Panel Creates Split in Appellate Division over 2015 Amendment to New Jersey’s Unemployment Compensation Law

Jaret N. Gronczewski

A New Jersey Appellate Division panel—in Blake v. Board of Review, Dep’t of Labor, No. A-2940-15T3—held that a 2015 amendment to New Jersey’s Unemployment Compensation Law (“UCL”) does not authorize unemployment benefits to an employee who accepts a job offer from another employer but has that offer rescinded prior to commencing the new employment. The opinion, which was approved for publication on September 28, 2017, conflicts with another Appellate Division panel that came to the opposite conclusion just one month prior in McClain v. Board of Review, Dep’t of Labor, No. A-4319-15 (approved for publication on August 29, 2017). Both panels believed that the amendment’s plain language supported their respective interpretations.

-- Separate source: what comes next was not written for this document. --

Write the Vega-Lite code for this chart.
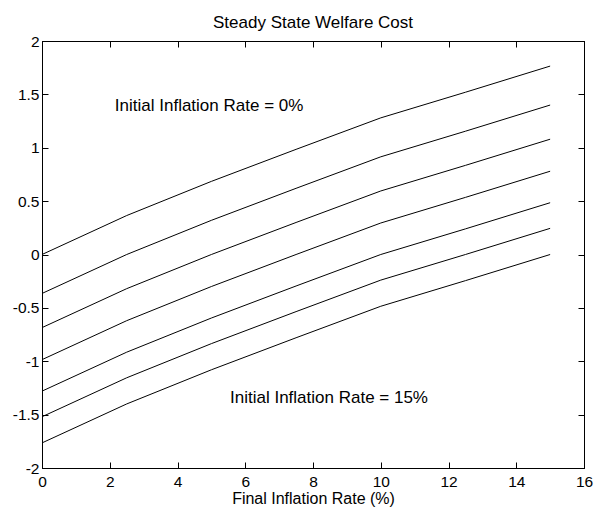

Under the UCL, applicants are ineligible to receive unemployment benefits if they “left work voluntarily without good cause…” In 2015, the UCL was amended to add an exemption to the voluntary-leave disqualification. The relevant language of the amendment, codified at N.J.S.A. 43:21-5(a), provides that the disqualification “shall not apply to an individual who voluntarily leaves work with one employer to accept from another employer employment which commences not more than seven days after the individual leaves employment with the first employer…” Like in McClain, the application of that language was the crux of the Blake appeal.

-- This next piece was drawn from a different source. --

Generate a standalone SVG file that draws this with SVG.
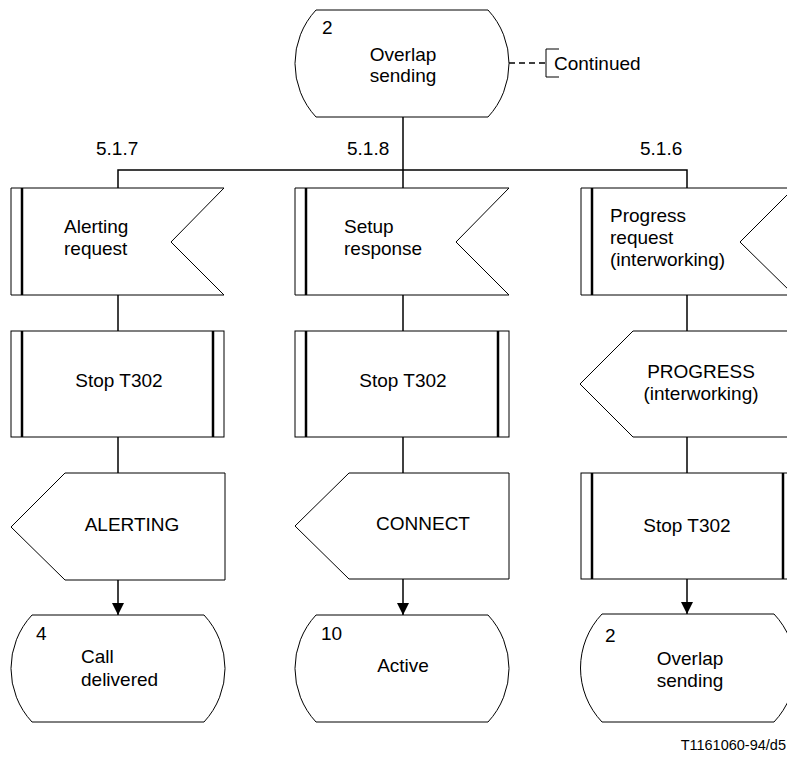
<svg xmlns="http://www.w3.org/2000/svg" width="787" height="758" viewBox="0 0 787 758">
<style>
.sh{fill:#fff;stroke:#000;stroke-width:1}
.bar{stroke:#000;stroke-width:2.5;fill:none}
.cn{stroke:#000;stroke-width:1.5;fill:none}
text{font-family:"Liberation Sans",Arial,sans-serif;font-size:19px;fill:#000}
.m{text-anchor:middle}
</style>
<defs>
<marker id="ah" markerUnits="userSpaceOnUse" markerWidth="12" markerHeight="12" refX="12" refY="6" orient="auto">
<path d="M0,0 L12,6 L0,12 Z" fill="#000"/>
</marker>
</defs>
<g id="connectors">
<line class="cn" x1="403" y1="117" x2="403" y2="188"/>
<polyline class="cn" points="118,188 118,170 687,170 687,188"/>
<line class="cn" x1="118" y1="295" x2="118" y2="331"/>
<line class="cn" x1="118" y1="437" x2="118" y2="473"/>
<line class="cn" x1="118" y1="580" x2="118" y2="615" marker-end="url(#ah)"/>
<line class="cn" x1="403" y1="295" x2="403" y2="331"/>
<line class="cn" x1="403" y1="437" x2="403" y2="473"/>
<line class="cn" x1="403" y1="579" x2="403" y2="615" marker-end="url(#ah)"/>
<line class="cn" x1="687" y1="295" x2="687" y2="331"/>
<line class="cn" x1="687" y1="437" x2="687" y2="473"/>
<line class="cn" x1="687" y1="579" x2="687" y2="614" marker-end="url(#ah)"/>
<line x1="509" y1="63" x2="546" y2="63" stroke="#000" stroke-width="1.5" stroke-dasharray="6,4"/>
</g>
<g id="labels">
<text x="96" y="155">5.1.7</text>
<text x="347" y="155">5.1.8</text>
<text x="640" y="155">5.1.6</text>
</g>
<g id="state-top">
<path class="sh" d="M316,10 H488 A78.6,78.6 0 0 1 488,117 H316 A78.6,78.6 0 0 1 316,10 Z"/>
<text x="322" y="34">2</text>
<text class="m" x="403" y="61">Overlap</text>
<text class="m" x="403" y="82">sending</text>
</g>
<g id="comment">
<path class="cn" style="stroke-width:1" d="M559,49 H546 V77 H559"/>
<text x="554" y="70">Continued</text>
</g>
<g id="in1">
<path class="sh" d="M11,188 H224 L171,242 L224,295 H11 Z"/>
<line class="bar" x1="22" y1="188" x2="22" y2="295"/>
<text x="64" y="233">Alerting</text>
<text x="64" y="255">request</text>
</g>
<g id="in2">
<path class="sh" d="M295,188 H509 L456,242 L509,295 H295 Z"/>
<line class="bar" x1="306" y1="188" x2="306" y2="295"/>
<text x="344" y="233">Setup</text>
<text x="344" y="255">response</text>
</g>
<g id="in3">
<path class="sh" d="M581,188 H794 L740,242 L794,295 H581 Z"/>
<line class="bar" x1="592" y1="188" x2="592" y2="295"/>
<text x="610" y="222">Progress</text>
<text x="610" y="244">request</text>
<text x="610" y="266">(interworking)</text>
</g>
<g id="proc1">
<rect class="sh" x="11" y="331" width="213" height="106"/>
<line class="bar" x1="22" y1="331" x2="22" y2="437"/>
<line class="bar" x1="213" y1="331" x2="213" y2="437"/>
<text class="m" x="119" y="387">Stop T302</text>
</g>
<g id="proc2">
<rect class="sh" x="295" y="331" width="214" height="106"/>
<line class="bar" x1="306" y1="331" x2="306" y2="437"/>
<line class="bar" x1="498" y1="331" x2="498" y2="437"/>
<text class="m" x="403" y="387">Stop T302</text>
</g>
<g id="out3">
<path class="sh" d="M633,331 H794 V437 H633 L580,384 Z"/>
<text class="m" x="701" y="378">PROGRESS</text>
<text class="m" x="701" y="400">(interworking)</text>
</g>
<g id="out1">
<path class="sh" d="M65,473 H225 V580 H65 L11,527 Z"/>
<text class="m" x="132" y="531">ALERTING</text>
</g>
<g id="out2">
<path class="sh" d="M349,473 H509 V579 H349 L295,526 Z"/>
<text class="m" x="423" y="530">CONNECT</text>
</g>
<g id="proc3">
<rect class="sh" x="581" y="473" width="213" height="106"/>
<line class="bar" x1="592" y1="473" x2="592" y2="579"/>
<line class="bar" x1="783" y1="473" x2="783" y2="579"/>
<text class="m" x="687" y="532">Stop T302</text>
</g>
<g id="state4">
<path class="sh" d="M32,615 H204 A78.6,78.6 0 0 1 204,722 H32 A78.6,78.6 0 0 1 32,615 Z"/>
<text x="36" y="640">4</text>
<text x="81" y="663">Call</text>
<text x="81" y="686">delivered</text>
</g>
<g id="state10">
<path class="sh" d="M316,615 H488 A78.6,78.6 0 0 1 488,722 H316 A78.6,78.6 0 0 1 316,615 Z"/>
<text x="321" y="640">10</text>
<text class="m" x="403" y="672">Active</text>
</g>
<g id="state2b">
<path class="sh" d="M602,614 H774 A78.6,78.6 0 0 1 774,722 H602 A78.6,78.6 0 0 1 602,614 Z"/>
<text x="605" y="642">2</text>
<text class="m" x="690" y="665">Overlap</text>
<text class="m" x="690" y="687">sending</text>
</g>
<text x="786" y="750" style="font-size:14.5px;text-anchor:end">T1161060-94/d5</text>
</svg>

The plaintiff in Blake provided her employer, Laurel Healthcare LLC (“Laurel”), with two weeks’ notice that she was accepting a position at Alaris Healthcare (“Alaris”). The position with Alaris fell through two days before she was supposed to start. Laurel refused to place her back in her previous full-time position. The plaintiff applied for unemployment benefits but the application was denied. Both the Tribunal and Board of Review affirmed the denial, with the primary reasoning being that the UCL amendment applies to only an applicant who began work with a new employer.

The panel agreed with the administrative determination below and “respectfully disagree[d]” with its sister panel in McClain. For the McClain panel, the key language of the statute was that regarding accepting work with a new employer. The McClain panel read the amendment’s plain language as not imposing a condition that the applicant “actually commence the new employment within the seven-day period.” The Blake panel, on the other hand, read the plain language to impose such a condition. The Blake panel reasoned that the word “accept” was not the trigger for the amendment’s exception to benefits disqualification. Rather, it seized on the words “which commences” as the proper trigger for the amendment’s application. The Blake panel determined that to accept the plaintiff’s position would be tantamount to inserting language into the amendment to make it apply “whenever an employee resigns to accept employment ‘which was intended to commence’ within seven days.” It refused to insert that language. And the Blake panel—invoking the interpretive canon of avoiding surplusage—also believed that its reading “gives relevancy to the second portion of the Amendment.” In addition, the panel thought that the legislative history, similar statutes from other states, and practical considerations, supported the Board’s determination.

This statutory interpretation issue is ripe for the New Jersey Supreme Court to grant certification. With two Appellate Division panels issuing opposite holdings within a month, similarly-situated applicants for unemployment benefits do not have clear guidance. The Supreme Court should resolve this important dispute, which affects both employers and employees. Or, if the Court declines to do so, then the Legislature may want to consider revising the amendment to clarify its intent.